The challenge is data. A carrier writing $500 million in property claims annually has no standardized mechanism to receive per-job emissions data from restoration contractors. They estimate using industry spend-based proxies that overstate actual contractor emissions by two to three times and that will not survive assurance review under emerging disclosure frameworks.
Where Contractor Emissions Appear in a Carrier’s Scope 3 Inventory
For insurance carriers, restoration contractor emissions are Scope 3 Category 1 (purchased services). For carriers with SBTi commitments, Category 1 is frequently within the 67% Scope 3 coverage boundary. For carriers reporting under CSRD or to NAIC climate surveys, contractor-generated emissions are a material and disclosable supply chain category.
The current state: most carriers either exclude contractor emissions with a disclosed exclusion note, or apply a spend-based estimate using EPA USEEIO factors for construction services. Both are acknowledged limitations in carrier sustainability reports. Both are flagged as data quality gaps by institutional investors and ESG rating agencies.

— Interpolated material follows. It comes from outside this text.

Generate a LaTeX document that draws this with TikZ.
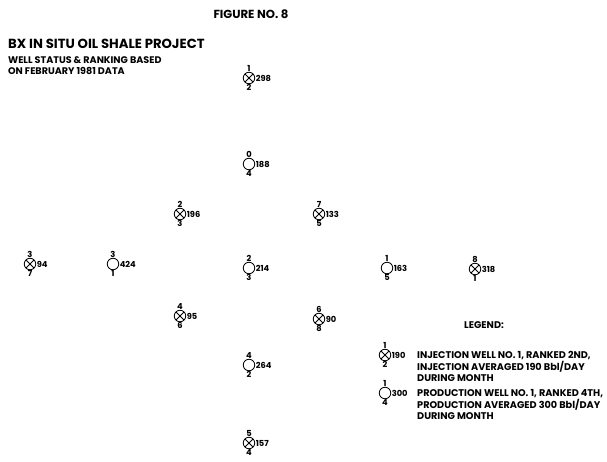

What the Restoration Carbon Protocol Provides
The Restoration Carbon Protocol (RCP) v1.0, published at tygartmedia.com/rcp, is a free, open-source standard for per-job Scope 3 emissions calculation from restoration contractor work. For insurance carriers:
- Per-claim carbon data: Each RCP Job Carbon Report covers one restoration job — actual per-claim data rather than portfolio-level estimates.
- Machine-readable format: The RCP-JCR-1.0 JSON schema is designed for direct intake into ESG data management platforms and carrier sustainability reporting systems.
- Audit-ready methodology: Every RCP record documents calculation methodology, emission factor sources, and data quality tier in a format that satisfies GHG Protocol verification standards under both limited and reasonable assurance.
- Carbon avoidance documentation: The RCP framework also quantifies avoided emissions — carbon not generated when a contractor dries in place rather than demolishes, or diverts debris to recycling rather than landfill. This supports carrier climate action narrative as well as underwriting data on loss severity.
The Carrier Network Effect
The most powerful aspect of an open protocol standard for insurance carriers is the network effect it creates in the contractor supply chain. When a carrier requires RCP-certified contractors as a preferred vendor condition, every contractor in their preferred network is simultaneously incentivized to implement the standard.
EcoClaim, a Canadian company, has built a proprietary version of this concept for Canadian P&C carriers — closed platform, subscription model, carrier-specific data. The Restoration Carbon Protocol offers the open-standard alternative: any carrier can require RCP compliance, any contractor can implement it at zero cost, and the data flows in a standardized format that every carrier’s ESG system can ingest identically.